Aspettando Juve – Inter.
Sottotitolo: “Storie e pensieri, sul calcio e i calciatori di una volta (o quantomeno quelli che mi ricordano la mia infanzia)”.
Di Marco Tardelli L’IMMAGINE nella Storia sarà sempre la sua corsa in mezzo al Bernabeu e il suo urlo gioioso al 2 – 0 di Italia – Germania in finale ai Mondiali di Spagna ’82.
Non c’è altra memoria per lui, per quella collettiva intendo.
Io invece ricordo un giovane magro, del blocco juventino della nazionale, e nei miei ricordi di bambina di 10 anni nel passaggio all’Inter scambiato con Aldo Serena.
Quando arriva all’Inter, Tardelli ha già superato i trent’anni e il meglio lo aveva già fatto e dato, in carriera.
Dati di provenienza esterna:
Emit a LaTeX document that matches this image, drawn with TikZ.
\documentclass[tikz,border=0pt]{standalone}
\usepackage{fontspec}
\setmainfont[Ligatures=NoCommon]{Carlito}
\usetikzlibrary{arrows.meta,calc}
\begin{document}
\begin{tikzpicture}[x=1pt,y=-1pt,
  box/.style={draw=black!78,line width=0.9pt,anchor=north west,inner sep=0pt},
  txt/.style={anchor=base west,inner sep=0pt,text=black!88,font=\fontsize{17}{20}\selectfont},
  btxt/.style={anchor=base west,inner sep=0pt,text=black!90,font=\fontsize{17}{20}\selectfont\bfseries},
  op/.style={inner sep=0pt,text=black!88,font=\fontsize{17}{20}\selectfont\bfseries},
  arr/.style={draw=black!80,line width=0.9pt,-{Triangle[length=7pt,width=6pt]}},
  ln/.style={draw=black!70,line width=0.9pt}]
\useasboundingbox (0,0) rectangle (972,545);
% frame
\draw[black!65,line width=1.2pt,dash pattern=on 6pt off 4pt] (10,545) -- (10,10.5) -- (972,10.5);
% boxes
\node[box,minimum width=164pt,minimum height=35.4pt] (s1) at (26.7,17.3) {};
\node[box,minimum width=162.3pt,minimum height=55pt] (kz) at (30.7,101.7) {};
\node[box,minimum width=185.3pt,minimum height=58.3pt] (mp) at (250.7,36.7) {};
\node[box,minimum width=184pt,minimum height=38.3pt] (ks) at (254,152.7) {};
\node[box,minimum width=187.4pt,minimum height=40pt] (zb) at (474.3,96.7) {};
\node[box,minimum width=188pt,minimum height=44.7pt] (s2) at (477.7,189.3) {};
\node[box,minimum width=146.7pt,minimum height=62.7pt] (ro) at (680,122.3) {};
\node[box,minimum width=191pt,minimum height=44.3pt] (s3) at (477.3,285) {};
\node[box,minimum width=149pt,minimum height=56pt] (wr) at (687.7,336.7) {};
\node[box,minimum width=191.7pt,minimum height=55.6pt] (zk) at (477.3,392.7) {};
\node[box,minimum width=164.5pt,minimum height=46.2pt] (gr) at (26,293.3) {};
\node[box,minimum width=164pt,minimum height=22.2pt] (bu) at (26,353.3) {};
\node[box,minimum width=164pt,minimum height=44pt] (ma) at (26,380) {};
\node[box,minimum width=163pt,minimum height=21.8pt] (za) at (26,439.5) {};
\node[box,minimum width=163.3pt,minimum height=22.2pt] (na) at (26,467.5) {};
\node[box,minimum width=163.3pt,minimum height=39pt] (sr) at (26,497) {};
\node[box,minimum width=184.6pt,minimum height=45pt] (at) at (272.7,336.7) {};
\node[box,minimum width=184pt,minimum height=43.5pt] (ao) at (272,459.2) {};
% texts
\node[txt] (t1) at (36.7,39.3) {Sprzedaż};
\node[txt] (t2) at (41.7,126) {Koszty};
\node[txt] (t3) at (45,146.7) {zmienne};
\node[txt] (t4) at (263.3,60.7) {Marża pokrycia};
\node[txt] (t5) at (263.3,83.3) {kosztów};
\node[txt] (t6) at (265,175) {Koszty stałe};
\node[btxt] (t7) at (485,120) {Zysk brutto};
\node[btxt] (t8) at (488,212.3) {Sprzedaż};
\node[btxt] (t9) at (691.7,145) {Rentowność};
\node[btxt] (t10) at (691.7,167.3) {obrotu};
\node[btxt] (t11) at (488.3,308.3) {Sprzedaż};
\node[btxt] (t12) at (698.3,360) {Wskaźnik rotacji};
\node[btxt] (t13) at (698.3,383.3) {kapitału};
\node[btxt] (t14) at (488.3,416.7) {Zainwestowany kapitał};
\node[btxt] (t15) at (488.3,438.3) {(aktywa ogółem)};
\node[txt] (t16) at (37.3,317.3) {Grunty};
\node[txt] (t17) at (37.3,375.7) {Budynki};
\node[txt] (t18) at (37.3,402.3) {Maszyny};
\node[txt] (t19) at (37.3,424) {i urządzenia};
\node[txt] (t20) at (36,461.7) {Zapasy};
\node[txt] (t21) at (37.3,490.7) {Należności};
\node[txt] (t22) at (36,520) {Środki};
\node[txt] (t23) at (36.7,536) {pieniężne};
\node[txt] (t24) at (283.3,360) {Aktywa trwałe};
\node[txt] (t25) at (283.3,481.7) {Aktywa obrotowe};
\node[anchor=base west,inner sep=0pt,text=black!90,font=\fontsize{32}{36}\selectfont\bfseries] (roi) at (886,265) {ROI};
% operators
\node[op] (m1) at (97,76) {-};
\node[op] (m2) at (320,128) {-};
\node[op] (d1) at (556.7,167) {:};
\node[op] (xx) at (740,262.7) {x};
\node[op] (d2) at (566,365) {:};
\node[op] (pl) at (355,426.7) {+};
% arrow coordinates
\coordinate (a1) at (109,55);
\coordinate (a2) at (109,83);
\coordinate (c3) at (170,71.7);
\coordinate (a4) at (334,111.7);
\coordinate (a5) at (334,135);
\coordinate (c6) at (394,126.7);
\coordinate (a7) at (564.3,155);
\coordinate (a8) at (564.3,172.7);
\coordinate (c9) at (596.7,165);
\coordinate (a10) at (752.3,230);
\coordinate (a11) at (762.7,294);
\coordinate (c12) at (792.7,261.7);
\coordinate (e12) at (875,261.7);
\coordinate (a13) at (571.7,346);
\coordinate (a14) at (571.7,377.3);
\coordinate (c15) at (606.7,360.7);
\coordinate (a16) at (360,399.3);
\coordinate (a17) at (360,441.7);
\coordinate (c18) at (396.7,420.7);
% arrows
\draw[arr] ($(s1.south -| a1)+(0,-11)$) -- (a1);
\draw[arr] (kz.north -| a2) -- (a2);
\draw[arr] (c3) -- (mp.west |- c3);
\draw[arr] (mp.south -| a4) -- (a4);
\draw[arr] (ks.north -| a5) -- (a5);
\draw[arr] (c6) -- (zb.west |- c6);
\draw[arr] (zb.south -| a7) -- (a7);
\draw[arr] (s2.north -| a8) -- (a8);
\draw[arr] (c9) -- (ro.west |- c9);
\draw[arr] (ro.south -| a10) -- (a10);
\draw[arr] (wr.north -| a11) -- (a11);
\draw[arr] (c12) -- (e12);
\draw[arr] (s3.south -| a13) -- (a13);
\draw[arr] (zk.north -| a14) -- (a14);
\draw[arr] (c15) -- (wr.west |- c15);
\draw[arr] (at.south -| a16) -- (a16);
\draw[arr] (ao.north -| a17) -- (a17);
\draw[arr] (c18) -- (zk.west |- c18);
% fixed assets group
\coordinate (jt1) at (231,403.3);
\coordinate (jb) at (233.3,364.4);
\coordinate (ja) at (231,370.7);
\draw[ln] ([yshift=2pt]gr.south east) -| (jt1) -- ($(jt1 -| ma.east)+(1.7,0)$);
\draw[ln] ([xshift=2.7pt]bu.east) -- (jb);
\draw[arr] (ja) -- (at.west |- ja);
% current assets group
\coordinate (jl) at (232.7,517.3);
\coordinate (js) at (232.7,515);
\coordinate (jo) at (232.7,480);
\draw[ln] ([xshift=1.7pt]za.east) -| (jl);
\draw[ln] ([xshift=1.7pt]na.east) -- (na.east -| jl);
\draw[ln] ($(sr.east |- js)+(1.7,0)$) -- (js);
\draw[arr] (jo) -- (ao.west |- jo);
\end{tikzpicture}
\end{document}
Anche se mi viene da pensare che fosse sì appagato, ma comunque serio, una persona seria, che arriva in una squadra nuova e insegna, insegna ai ragazzi “come si fa”.
In un’intervista su RadioRai1 alla domanda cosa fosse più facile tra giocare, allenare e fare l’opinionista rispose, sfociando in una risata ricordando i tempi di giocatore, con una malinconia fatalista e pensando probabilmente alla vita del dopo, alla durezza di ciò che umanamente ognuno affronta: “Giocare era facilissimo”.
Era un bellissimo ragazzo, Marco Tardelli, e un centrocampista/terzino in anni nei quali questi ruoli avevano una connotazione precisa, e per i quali Brera ne raccontava con una poesia solo sua.
È affascinante Tardelli, anche oggi, nel suo modo risoluto di essere, di esistere. Il suo volto e i suoi occhi sembra nascondino sempre verità che non è possibile dire e, se le dice, le minimizza – come quando andava in stanza da Scirea e Zoff teso per la finale e loro due imperturbabili, e questo lo rasserenava -. Chissà cosa si dicevano davvero, le sigarette fumate, e il resto.
Con Zazzaroni poi alla DS ci sono stati momenti anche belli, loro due sempre contro.
Ma tanto per tutti lui è ancora là, a correre e a urlare, in quell’urlo lungo lungo, anche nei tempo, applaudito da un Pertini in tribuna festante e con le braccia al cielo sotto la voce di Nando Martellini a cesellare il momento nella nostra memoria mentre davanti alle tv urlavamo anche noi.